== Exercise directions ==
Beginning with the first line, set down every line through the one containing "(@no) at (97,670);", exactly as it appears, but not the pictures.
_ _ _ _ _
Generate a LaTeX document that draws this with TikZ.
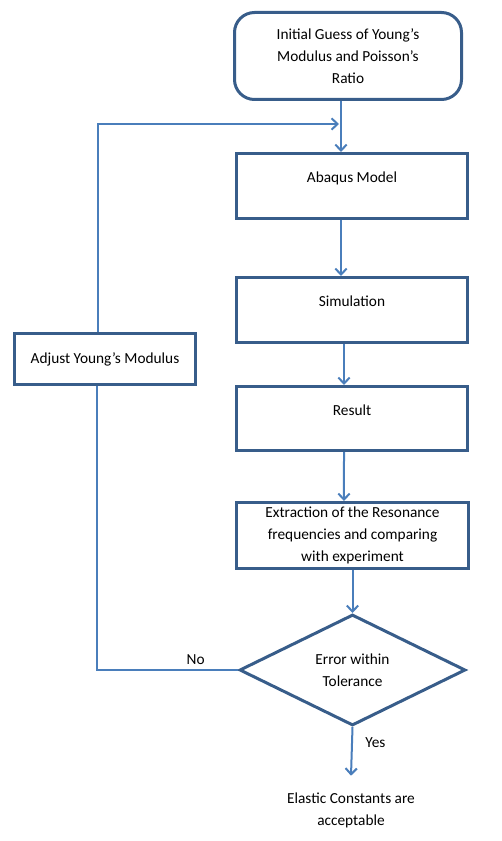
\documentclass[tikz,border=0pt]{standalone}
\usepackage{fontspec}
\setmainfont{Carlito}
\usepackage{tikz}
\usetikzlibrary{arrows.meta}
\usetikzlibrary{calc}
\usetikzlibrary{positioning}
\usetikzlibrary{shapes.geometric}

\definecolor{boxblue}{HTML}{385D8A}
\definecolor{lineblue}{HTML}{4A7EBB}

\begin{document}
\begin{tikzpicture}[
	x=0.75pt, y=-0.75pt,
	every node/.style={font=\fontsize{11.5pt}{16.5pt}\selectfont, align=center},
  > = {Straight Barb[length=4.5pt,width=8.5pt]},
  stepbox/.style = {draw=boxblue, line width=2.25pt, rectangle, minimum width=173.25pt, minimum height=48.75pt},
  raised/.style = {text depth=13pt},
  flow/.style = {->, draw=lineblue, line width=1.5pt},
  link/.style = {draw=lineblue, line width=1.5pt}
  ]
	\useasboundingbox (0,0) rectangle (501,841);

	\coordinate (@back) at (98,124);
	\coordinate (@join) at (339,124);
	\coordinate (@no) at (97,670);

	\node[stepbox, rounded corners=15pt, minimum width=170.25pt, minimum height=65.25pt] (init) at (348,56) {Initial Guess of Young’s\\Modulus and Poisson’s\\Ratio};
	\node[stepbox, raised] (abaqus) at (352,186) {Abaqus Model};
	\node[stepbox, raised] (sim) at (352,310) {Simulation};
	\node[stepbox, raised, minimum height=48pt] (result) at (352,418.5) {Result};
	\node[stepbox, minimum width=174pt, minimum height=48pt] (extract) at (352.5,535.5) {Extraction of the Resonance\\frequencies and comparing\\with experiment};
	\node[stepbox, minimum width=135.75pt, minimum height=38.25pt] (adjust) at (105,359) {Adjust Young’s Modulus};
	\node[diamond, draw=boxblue, line width=2.25pt, aspect=2, minimum width=169.5pt, minimum height=83.25pt, inner sep=0pt] (check) at (352.5,670) {Error within\\Tolerance};
	\node (final) at (351,810) {Elastic Constants are\\acceptable};

	\draw[flow] ([xshift=-5.25pt]init.south) -- ([xshift=-8.25pt]abaqus.north);
	\draw[flow] ([xshift=-8.25pt]abaqus.south) -- ([xshift=-8.25pt]sim.north);
	\draw[flow] ([xshift=-6pt]sim.south) -- ([xshift=-6pt]result.north);
	\draw[flow] ([xshift=-6pt]result.south) -- ([xshift=-6.4pt]extract.north);
	\draw[flow] (extract.south) -- (check.north);
	\draw[flow] (check.south) -- node[right=6pt, pos=0.33] {Yes} ([yshift=9pt]final.north);

	\draw[link] (check.west) -- node[above, pos=0.3] {No} (@no) -- (@no |- adjust.south);
	\draw[flow] (adjust.north -| @back) -- (@back) -- (@join);

\end{tikzpicture}
\end{document}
_ _ _ _ _
== Exercise result ==
Generate a LaTeX document that draws this with TikZ.
\documentclass[tikz,border=0pt]{standalone}
\usepackage{fontspec}
\setmainfont{Carlito}
\usepackage{tikz}
\usetikzlibrary{arrows.meta}
\usetikzlibrary{calc}
\usetikzlibrary{positioning}
\usetikzlibrary{shapes.geometric}

\definecolor{boxblue}{HTML}{385D8A}
\definecolor{lineblue}{HTML}{4A7EBB}

\begin{document}
\begin{tikzpicture}[
	x=0.75pt, y=-0.75pt,
	every node/.style={font=\fontsize{11.5pt}{16.5pt}\selectfont, align=center},
  > = {Straight Barb[length=4.5pt,width=8.5pt]},
  stepbox/.style = {draw=boxblue, line width=2.25pt, rectangle, minimum width=173.25pt, minimum height=48.75pt},
  raised/.style = {text depth=13pt},
  flow/.style = {->, draw=lineblue, line width=1.5pt},
  link/.style = {draw=lineblue, line width=1.5pt}
  ]
	\useasboundingbox (0,0) rectangle (501,841);

	\coordinate (@back) at (98,124);
	\coordinate (@join) at (339,124);
	\coordinate (@no) at (97,670);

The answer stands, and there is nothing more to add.